I was issued my first passport at the age of six. My mother is from Montreal, so we often traveled out of the country at least once a year to visit family. For me, having a passport feels like a common thing, but little did I know only 4.4 percent of U.S. citizens were issued passports in 2014. This means that of the 318,881,992 citizens, only 14,087,341 of them have passports as stated by the U.S. Department of State – Bureau of Consular Affairs. Out of all those numbers, who even knows how many issued passports are being used.
Most adults or young adults wake up in the morning, flip on the news, and watch what horrible disaster or attack happened in the few hours they were asleep. When your only source becomes your television screen, you are bound to believe whatever it says. If a video was shown of a man being shot in the Middle East, your perception of that part of the world may become blurred, thinking that all of the Middle East is unsafe. Travel could help change your views, allow you to see that, for example, Mecca is a beautiful and holy place to where millions of Muslims pilgrimage, or that Israel is full of so much culture and religion that you never knew about because the media doesn’t expose even half of the good, but most of the bad.

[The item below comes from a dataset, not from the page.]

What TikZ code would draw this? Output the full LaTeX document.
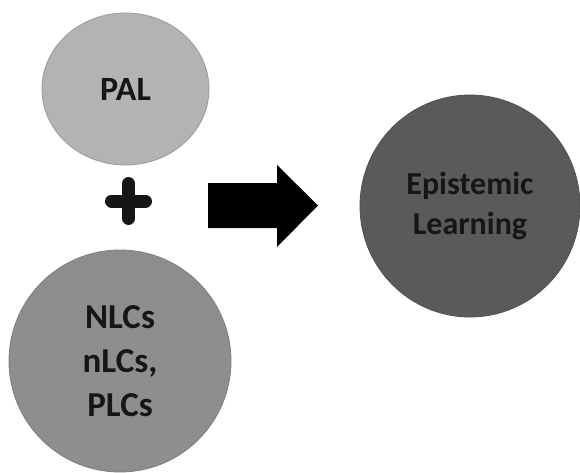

Owning a passport opens up so many portals into this giant globe we live on. As Americans we need to realize how privileged we are to be able to even have a passport. We have the chance to take our textbooks to the next level and make them come alive. Traveling to Spain could give all those years of Spanish class a purpose. Drinking in the Augustiner Beer Garden in Munich could show you that Germany isn’t just the Holocaust but a rich and caring environment. My high school English teacher once said, “You are not living if you are not learning.”